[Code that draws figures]
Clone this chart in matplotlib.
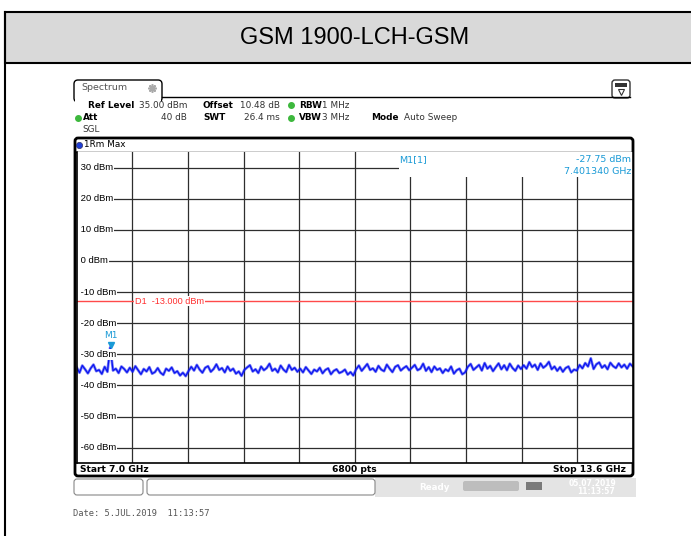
import numpy as np
import matplotlib.pyplot as plt
from matplotlib.patches import Rectangle, FancyBboxPatch

# ---- data ----
title = "GSM 1900-LCH-GSM"
f_start, f_stop = 7.0, 13.6          # GHz
ref_level = 35.0                      # dBm (top of screen)
bottom_level = -65.0
y_ticks = [30, 20, 10, 0, -10, -20, -30, -40, -50, -60]
limit_d1 = -13.0
marker_freq = 7.401340
marker_level = -27.75

# max-hold trace, 200 readings across the 10 divisions
trace_div1 = [-34.2, -35.9, -33.6, -34.8, -36.1, -34.5, -33.3, -35.4, -35.0, -36.3,
              -34.0, -35.6, -27.75, -35.2, -34.6, -36.0, -33.9, -34.7, -35.8, -34.3]
trace_div2 = [-35.6, -33.8, -35.1, -36.4, -34.7, -35.5, -34.1, -36.2, -35.7, -34.4,
              -35.9, -36.6, -34.6, -35.3, -34.2, -36.0, -35.4, -36.8, -35.9, -37.0]
trace_div3 = [-35.4, -34.0, -35.2, -33.4, -34.9, -35.9, -34.3, -33.8, -35.6, -34.7,
              -33.2, -35.0, -34.4, -35.8, -33.9, -35.3, -34.6, -36.2, -35.5, -36.9]
trace_div4 = [-35.0, -34.2, -33.5, -35.5, -34.8, -36.0, -33.9, -35.1, -34.4, -33.0,
              -35.3, -34.6, -35.8, -33.6, -34.9, -35.7, -33.4, -35.0, -34.3, -35.6]
trace_div5 = [-34.6, -35.8, -34.1, -35.2, -36.3, -34.9, -35.5, -34.3, -36.1, -35.0,
              -34.5, -36.4, -35.3, -34.8, -36.0, -35.6, -34.9, -36.5, -35.7, -36.8]
trace_div6 = [-34.8, -33.6, -35.3, -34.2, -33.1, -35.0, -34.5, -35.6, -33.7, -34.9,
              -35.4, -33.3, -34.6, -35.7, -34.0, -33.5, -35.2, -34.4, -33.8, -35.1]
trace_div7 = [-34.3, -33.4, -35.1, -34.6, -33.0, -35.3, -34.1, -35.7, -33.9, -35.0,
              -34.5, -36.0, -34.8, -35.4, -33.9, -36.2, -35.1, -34.6, -36.4, -35.8]
trace_div8 = [-34.0, -33.1, -35.0, -34.2, -33.4, -35.2, -32.8, -34.6, -33.7, -35.4,
              -34.1, -32.9, -34.8, -33.5, -35.1, -33.0, -34.4, -35.3, -33.6, -34.7]
trace_div9 = [-33.5, -34.6, -32.5, -34.1, -33.3, -35.0, -32.9, -34.3, -33.6, -32.4,
              -34.8, -33.9, -35.3, -34.1, -35.6, -34.4, -33.9, -35.8, -34.9, -35.2]
trace_div10 = [-33.4, -34.5, -32.8, -33.9, -31.3, -34.7, -33.2, -32.6, -34.3, -33.5,
               -34.8, -32.7, -33.8, -34.4, -32.9, -34.2, -33.3, -34.6, -33.0, -33.9]

trace = np.array(trace_div1 + trace_div2 + trace_div3 + trace_div4 + trace_div5 +
                 trace_div6 + trace_div7 + trace_div8 + trace_div9 + trace_div10)
freqs = np.linspace(f_start, f_stop, len(trace))

W, H = 691, 536
BLUE_TXT = '#1a9ad6'
TRACE = '#0a14f0'

fig = plt.figure(figsize=(W / 100, H / 100), dpi=100)

# background canvas in pixel coordinates
bg = fig.add_axes([0, 0, 1, 1])
bg.set_xlim(0, W)
bg.set_ylim(H, 0)
bg.axis('off')

# title band
bg.add_patch(Rectangle((5, 12), W, 51, facecolor='#d9d9d9', edgecolor='black', lw=1.5))
bg.plot([5, 5], [12, H], color='black', lw=1.5)
bg.text(355, 38, title, ha='center', va='center', fontsize=17, family='Liberation Sans')

# spectrum tab + header line
bg.add_patch(FancyBboxPatch((74, 80), 88, 22, boxstyle='round,pad=0,rounding_size=4',
                            facecolor='white', edgecolor='black', lw=1))
bg.add_patch(Rectangle((75, 97), 86, 6, facecolor='white', edgecolor='none'))
bg.plot([162, 630], [97, 97], color='black', lw=1)
bg.text(81, 88, 'Spectrum', fontsize=6.8, color='#555555', va='center')
bg.plot([152], [88], marker=(8, 2, 0), ms=6, color='#aaaaaa', mew=1.2)
bg.add_patch(FancyBboxPatch((612, 80), 18, 18, boxstyle='round,pad=0,rounding_size=3',
                            facecolor='white', edgecolor='#333333', lw=1))
bg.add_patch(Rectangle((615, 83), 12, 4, facecolor='#333333', edgecolor='none'))
bg.plot([621], [92], marker='v', ms=5, mfc='white', mec='#333333', mew=0.8)

# setting rows
fs = 6.4
bold = dict(fontsize=fs, fontweight='bold', va='center')
norm = dict(fontsize=fs, va='center', color='#333333')
bg.text(88, 105, 'Ref Level', **bold)
bg.text(139, 105, '35.00 dBm', **norm)
bg.text(203, 105, 'Offset', **bold)
bg.text(240, 105, '10.48 dB', **norm)
bg.text(299, 105, 'RBW', **bold)
bg.text(322, 105, '1 MHz', **norm)
bg.text(83, 118, 'Att', **bold)
bg.text(187, 118, '40 dB', ha='right', **norm)
bg.text(203, 118, 'SWT', **bold)
bg.text(244, 118, '26.4 ms', **norm)
bg.text(299, 118, 'VBW', **bold)
bg.text(322, 118, '3 MHz', **norm)
bg.text(371, 118, 'Mode', **bold)
bg.text(404, 118, 'Auto Sweep', **norm)
bg.text(82, 130, 'SGL', **norm)
for dx, dy in [(291, 105), (78, 118), (291, 118)]:
    bg.plot([dx], [dy], 'o', ms=4, color='#3db83d')

# diagram frame
bg.add_patch(FancyBboxPatch((75, 138), 558, 338, boxstyle='round,pad=0,rounding_size=3',
                            facecolor='white', edgecolor='black', lw=2))
bg.plot([76, 632], [152, 152], color='black', lw=1)
bg.plot([79], [144.5], 'o', ms=4.5, color='#1f3fd6', mec='#333366', mew=0.5)
bg.text(84, 144.5, '1Rm Max', fontsize=6.4, va='center')
bg.text(80, 470, 'Start 7.0 GHz', fontsize=6.6, fontweight='bold', va='center')
bg.text(354, 470, '6800 pts', fontsize=6.6, fontweight='bold', va='center', ha='center')
bg.text(626, 470, 'Stop 13.6 GHz', fontsize=6.6, fontweight='bold', va='center', ha='right')

# status bar
bg.add_patch(Rectangle((375, 478), 261, 19, facecolor='#e4e4e4', edgecolor='none'))
bg.add_patch(FancyBboxPatch((74, 479), 69, 16, boxstyle='round,pad=0,rounding_size=3',
                            facecolor='white', edgecolor='#888888', lw=0.8))
bg.add_patch(FancyBboxPatch((147, 479), 228, 16, boxstyle='round,pad=0,rounding_size=3',
                            facecolor='white', edgecolor='#888888', lw=0.8))
bg.text(419, 487, 'Ready', fontsize=6.3, color='white', fontweight='bold', va='center')
bg.add_patch(FancyBboxPatch((463, 481), 56, 10, boxstyle='round,pad=0,rounding_size=2',
                            facecolor='#bdbdbd', edgecolor='none'))
bg.add_patch(Rectangle((526, 482), 16, 8, facecolor='#7a7a7a', edgecolor='none'))
bg.text(593, 483, '05.07.2019', fontsize=5.5, color='white', fontweight='bold',
        va='center', ha='center')
bg.text(596, 491, '11:13:57', fontsize=5.5, color='white', fontweight='bold',
        va='center', ha='center')

bg.text(73, 514, 'Date: 5.JUL.2019  11:13:57', fontsize=6.3, family='DejaVu Sans Mono',
        color='#555555', va='center')

# ---- diagram ----
ax = fig.add_axes([76.7 / W, 1 - 463.3 / H, 556 / W, 311.3 / H])
ax.set_xlim(f_start, f_stop)
ax.set_ylim(bottom_level, ref_level)
ax.set_xticks(np.linspace(f_start, f_stop, 11)[1:-1])
ax.set_yticks(y_ticks)
ax.tick_params(length=0, labelbottom=False, labelleft=False)
ax.grid(True, color='#2e2e2e', lw=0.9)
ax.spines['top'].set_visible(False)
for s in ['left', 'right', 'bottom']:
    ax.spines[s].set_linewidth(1.2)
    ax.spines[s].set_zorder(6)

for v in y_ticks:
    ax.text(0.002, v, f' {v} dBm', transform=ax.get_yaxis_transform(), fontsize=6.8,
            family='Liberation Sans', va='center', ha='left', zorder=4,
            bbox=dict(facecolor='white', edgecolor='none', pad=0.8))

# display line D1
ax.axhline(limit_d1, color='#ff4a4a', lw=1, zorder=3)
ax.text(7.69, limit_d1, f'D1  {limit_d1:.3f} dBm', color='#ff3030', fontsize=6.6,
        family='Liberation Sans', va='center', zorder=4,
        bbox=dict(facecolor='white', edgecolor='none', pad=0.4))

# marker info box
ax.add_patch(Rectangle((7.0 + (399 - 76.7) / 556 * 6.6, ref_level - 25 / 3.113),
                       6.6, 25 / 3.113 + 1, facecolor='white', edgecolor='none', zorder=2.5))
ax.text(0.58, 0.975, 'M1[1]', transform=ax.transAxes, color=BLUE_TXT, fontsize=6.8,
        va='center', zorder=4)
ax.text(0.997, 0.975, f'{marker_level:.2f} dBm', transform=ax.transAxes, color=BLUE_TXT,
        fontsize=6.8, va='center', ha='right', zorder=4)
ax.text(0.997, 0.937, f'{marker_freq:.6f} GHz', transform=ax.transAxes, color=BLUE_TXT,
        fontsize=6.8, va='center', ha='right', zorder=4)

# thick pass gives the dense noise band, thin pass keeps the spikes
ax.plot(freqs, trace, color=TRACE, lw=2.0, alpha=0.55, zorder=3)
ax.plot(freqs, trace, color=TRACE, lw=0.9, zorder=3)
ax.plot([marker_freq], [marker_level + 0.8], marker='v', ms=5, color=BLUE_TXT, zorder=4)
ax.annotate('M1', (marker_freq, marker_level), xytext=(0, 8.5), textcoords='offset points',
            ha='center', va='center', color=BLUE_TXT, fontsize=6.5, zorder=4)

fig.savefig('out.png', dpi=100)
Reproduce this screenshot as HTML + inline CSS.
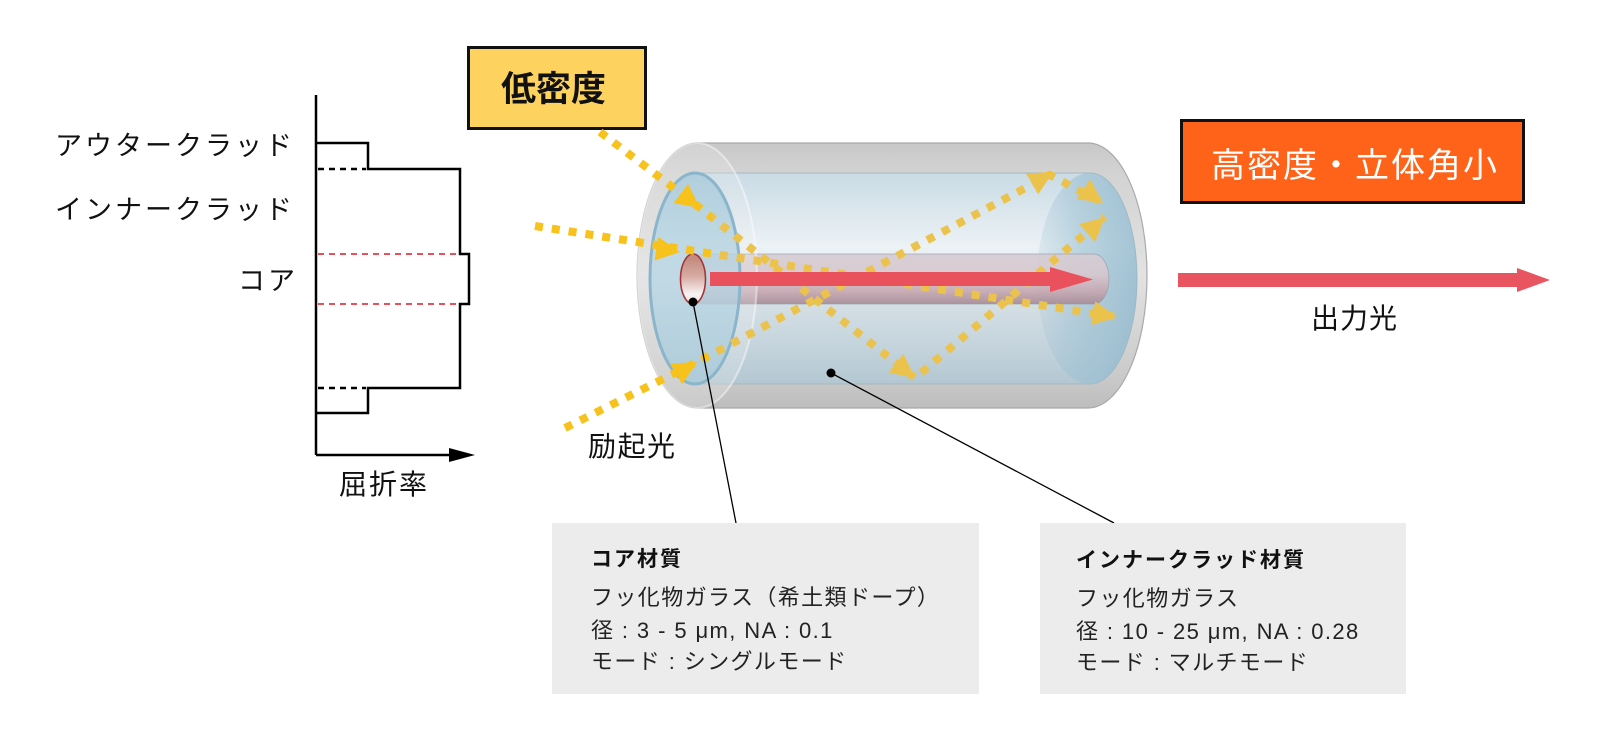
<!DOCTYPE html>
<html><head><meta charset="utf-8">
<style>
html,body{margin:0;padding:0;background:#fff;}
svg{display:block;}
text{font-family:"Liberation Sans","Noto Sans CJK JP",sans-serif;}
.jp{font-family:"Noto Sans CJK JP","Liberation Sans",sans-serif;}
</style></head>
<body>
<svg width="1600" height="738" viewBox="0 0 1600 738" xmlns="http://www.w3.org/2000/svg">
<defs>
  <linearGradient id="gGray" x1="0" y1="0" x2="0" y2="1">
    <stop offset="0" stop-color="#c8c8c8"/>
    <stop offset="0.12" stop-color="#d3d3d3"/>
    <stop offset="0.5" stop-color="#e2e2e2"/>
    <stop offset="0.88" stop-color="#cacaca"/>
    <stop offset="1" stop-color="#bdbdbd"/>
  </linearGradient>
  <linearGradient id="gBlue" x1="0" y1="0" x2="0" y2="1">
    <stop offset="0" stop-color="#c9dbe5"/>
    <stop offset="0.2" stop-color="#dde8ee"/>
    <stop offset="0.35" stop-color="#ecf2f5"/>
    <stop offset="0.6" stop-color="#d6e0e6"/>
    <stop offset="0.85" stop-color="#c2d2db"/>
    <stop offset="1" stop-color="#b3c7d2"/>
  </linearGradient>
  <linearGradient id="gRight" x1="0" y1="0" x2="1" y2="0">
    <stop offset="0" stop-color="#9fc2d5" stop-opacity="0.2"/>
    <stop offset="0.4" stop-color="#9cc0d3" stop-opacity="0.6"/>
    <stop offset="1" stop-color="#8fb6cb" stop-opacity="0.8"/>
  </linearGradient>
  <linearGradient id="gFace" x1="0" y1="0" x2="0" y2="1">
    <stop offset="0" stop-color="#a6c8da"/>
    <stop offset="0.5" stop-color="#b6d4e2"/>
    <stop offset="1" stop-color="#a8c9da"/>
  </linearGradient>
  <linearGradient id="gCore" x1="0" y1="0" x2="0" y2="1">
    <stop offset="0" stop-color="#d6ccd3"/>
    <stop offset="0.4" stop-color="#d8c8cf"/>
    <stop offset="0.75" stop-color="#c6a6b0"/>
    <stop offset="1" stop-color="#a68b96"/>
  </linearGradient>
  <linearGradient id="gCoreEnd" x1="0" y1="0" x2="0" y2="1">
    <stop offset="0.1" stop-color="#c48b80"/>
    <stop offset="0.45" stop-color="#d6aca3"/>
    <stop offset="0.8" stop-color="#f8f2f2"/>
    <stop offset="1" stop-color="#efe2e2"/>
  </linearGradient>
  <clipPath id="clipBlue">
    <path d="M697,173 L1090,173 A47,105.5 0 0 1 1090,384 L697,384 A47,105.5 0 0 1 697,173 Z"/>
  </clipPath>
  <clipPath id="clipIn">
    <rect x="712" y="173" width="430" height="212"/>
  </clipPath>
  <clipPath id="clipOut">
    <path clip-rule="evenodd" d="M0,0 H1600 V738 H0 Z M712,173 H1142 V385 H712 Z"/>
  </clipPath>
  <g id="yellow">
    <polyline points="600,132 700,208 915,378 1105,217" fill="none" stroke-width="8" stroke-dasharray="8 9"/>
    <polyline points="535,226 1117,317" fill="none" stroke-width="8" stroke-dasharray="8 9"/>
    <polyline points="565,428 697,362 1050,175 1103,203" fill="none" stroke-width="8" stroke-dasharray="8 9"/>
    <polygon points="0,0 -24,-12 -24,12" transform="translate(700,208) rotate(37)" stroke="none"/>
    <polygon points="0,0 -24,-12 -24,12" transform="translate(915,378) rotate(38)" stroke="none"/>
    <polygon points="0,0 -24,-12 -24,12" transform="translate(1105,217) rotate(-42)" stroke="none"/>
    <polygon points="0,0 -24,-12 -24,12" transform="translate(680,252) rotate(8)" stroke="none"/>
    <polygon points="0,0 -24,-12 -24,12" transform="translate(1117,317) rotate(9)" stroke="none"/>
    <polygon points="0,0 -24,-12 -24,12" transform="translate(697,362) rotate(-30)" stroke="none"/>
    <polygon points="0,0 -24,-12 -24,12" transform="translate(1053,172) rotate(-30)" stroke="none"/>
    <polygon points="0,0 -24,-12 -24,12" transform="translate(1103,203) rotate(35)" stroke="none"/>
  </g>
</defs>

<!-- Refractive index profile -->
<g fill="none" stroke="#000" stroke-width="2.5">
  <line x1="316" y1="95" x2="316" y2="455"/>
  <line x1="316" y1="455" x2="452" y2="455"/>
  <polyline points="316,143 368,143 368,169 460,169 460,254 469,254 469,304 460,304 460,388 368,388 368,413 316,413"/>
  <line x1="318" y1="169" x2="366" y2="169" stroke-dasharray="6 5"/>
  <line x1="318" y1="388" x2="366" y2="388" stroke-dasharray="6 5"/>
</g>
<polygon points="449,448 475,455 449,462" fill="#000"/>
<g stroke="#e8505b" stroke-width="2" stroke-dasharray="6 5">
  <line x1="318" y1="254" x2="458" y2="254"/>
  <line x1="318" y1="304" x2="458" y2="304"/>
</g>
<text class="jp" x="55" y="155" font-size="27" letter-spacing="3" fill="#111">アウタークラッド</text>
<text class="jp" x="55" y="219" font-size="27" letter-spacing="3" fill="#111">インナークラッド</text>
<text class="jp" x="238" y="290" font-size="27" letter-spacing="3" fill="#111">コア</text>
<text class="jp" x="339" y="494" font-size="28" letter-spacing="2" fill="#111">屈折率</text>

<!-- Yellow label box -->
<rect x="468.5" y="47.5" width="177" height="81" fill="#fed25e" stroke="#111" stroke-width="3"/>
<text class="jp" x="501" y="101" font-size="35" font-weight="bold" fill="#111">低密度</text>

<!-- Orange label box -->
<rect x="1181.5" y="120.5" width="342" height="82" fill="#fe6319" stroke="#111" stroke-width="3"/>
<text class="jp" x="1211" y="177" font-size="34" letter-spacing="2" fill="#fff">高密度・立体角小</text>

<!-- Cylinder -->
<path d="M697,143 L1088,143 A59,132.5 0 0 1 1088,408 L697,408 A60,132.5 0 0 1 697,143 Z" fill="url(#gGray)" stroke="#a9a9a9" stroke-width="1.2"/>
<path d="M697,173 L1090,173 A47,105.5 0 0 1 1090,384 L697,384 A47,105.5 0 0 1 697,173 Z" fill="url(#gBlue)" stroke="#a7b8c2" stroke-width="1"/>
<g clip-path="url(#clipBlue)">
  <ellipse cx="1090" cy="278.5" rx="53" ry="105.5" fill="url(#gRight)"/>
</g>
<path d="M693,254 L1094,254 A15,25 0 0 1 1094,304 L693,304 Z" fill="url(#gCore)" fill-opacity="0.9" stroke="#8e9aa5" stroke-opacity="0.6" stroke-width="1"/>
<ellipse cx="697" cy="275.5" rx="60" ry="132.5" fill="#eeeeee" fill-opacity="0.25" stroke="#ffffff" stroke-opacity="0.45" stroke-width="2"/>
<ellipse cx="695" cy="278.5" rx="45" ry="105.5" fill="url(#gFace)" fill-opacity="0.75" stroke="#8bb5ca" stroke-width="3"/>
<ellipse cx="693" cy="279" rx="12.5" ry="25" fill="url(#gCoreEnd)" stroke="#a3353a" stroke-width="1.6"/>

<!-- Yellow dotted light paths -->
<g clip-path="url(#clipOut)">
  <use href="#yellow" stroke="#f8c21d" fill="#f8c21d"/>
</g>
<g clip-path="url(#clipIn)">
  <use href="#yellow" stroke="#ebc34c" fill="#ebc34c"/>
</g>

<!-- Red arrow in core -->
<rect x="710" y="272" width="341" height="14" fill="#e9525d"/>
<polygon points="1050,267 1093,279.5 1050,292" fill="#e9525d"/>

<!-- Output arrow -->
<rect x="1178" y="273" width="340" height="14" fill="#e8545f"/>
<polygon points="1517,268 1550,280 1517,292" fill="#e8545f"/>
<text class="jp" x="1311" y="328" font-size="28" letter-spacing="1" fill="#111">出力光</text>

<text class="jp" x="588" y="456" font-size="28" letter-spacing="1.5" fill="#111">励起光</text>

<!-- Leader lines -->
<line x1="693" y1="302" x2="736" y2="523" stroke="#000" stroke-width="1.3"/>
<line x1="831" y1="373" x2="1114" y2="523" stroke="#000" stroke-width="1.3"/>
<circle cx="693" cy="302" r="4.5" fill="#000"/>
<circle cx="831" cy="373" r="4.5" fill="#000"/>

<!-- Info boxes -->
<rect x="552" y="523" width="427" height="171" fill="#ececec"/>
<rect x="1040" y="523" width="366" height="171" fill="#ececec"/>

<text x="591" y="566" font-size="21" font-weight="bold" letter-spacing="2" fill="#111">コア材質</text>
<text x="591" y="605" font-size="22" letter-spacing="1.4" fill="#222">フッ化物ガラス（希土類ドープ）</text>
<text x="591" y="638" font-size="22" letter-spacing="1.4" fill="#222">径 : 3 - 5 μm, NA : 0.1</text>
<text x="591" y="669" font-size="22" letter-spacing="1.4" fill="#222">モード : シングルモード</text>

<text x="1076" y="567" font-size="21" font-weight="bold" letter-spacing="2" fill="#111">インナークラッド材質</text>
<text x="1076" y="606" font-size="22" letter-spacing="1.4" fill="#222">フッ化物ガラス</text>
<text x="1076" y="639" font-size="22" letter-spacing="1.4" fill="#222">径 : 10 - 25 μm, NA : 0.28</text>
<text x="1076" y="670" font-size="22" letter-spacing="1.4" fill="#222">モード : マルチモード</text>
</svg>
</body></html>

### [Goal]
Take the records above from their first line through the line with "marker_level = -27.75" and set those lines down word for word, minus the pictures.

### [Answer to the problem]
Clone this chart in matplotlib.
import numpy as np
import matplotlib.pyplot as plt
from matplotlib.patches import Rectangle, FancyBboxPatch

# ---- data ----
title = "GSM 1900-LCH-GSM"
f_start, f_stop = 7.0, 13.6          # GHz
ref_level = 35.0                      # dBm (top of screen)
bottom_level = -65.0
y_ticks = [30, 20, 10, 0, -10, -20, -30, -40, -50, -60]
limit_d1 = -13.0
marker_freq = 7.401340
marker_level = -27.75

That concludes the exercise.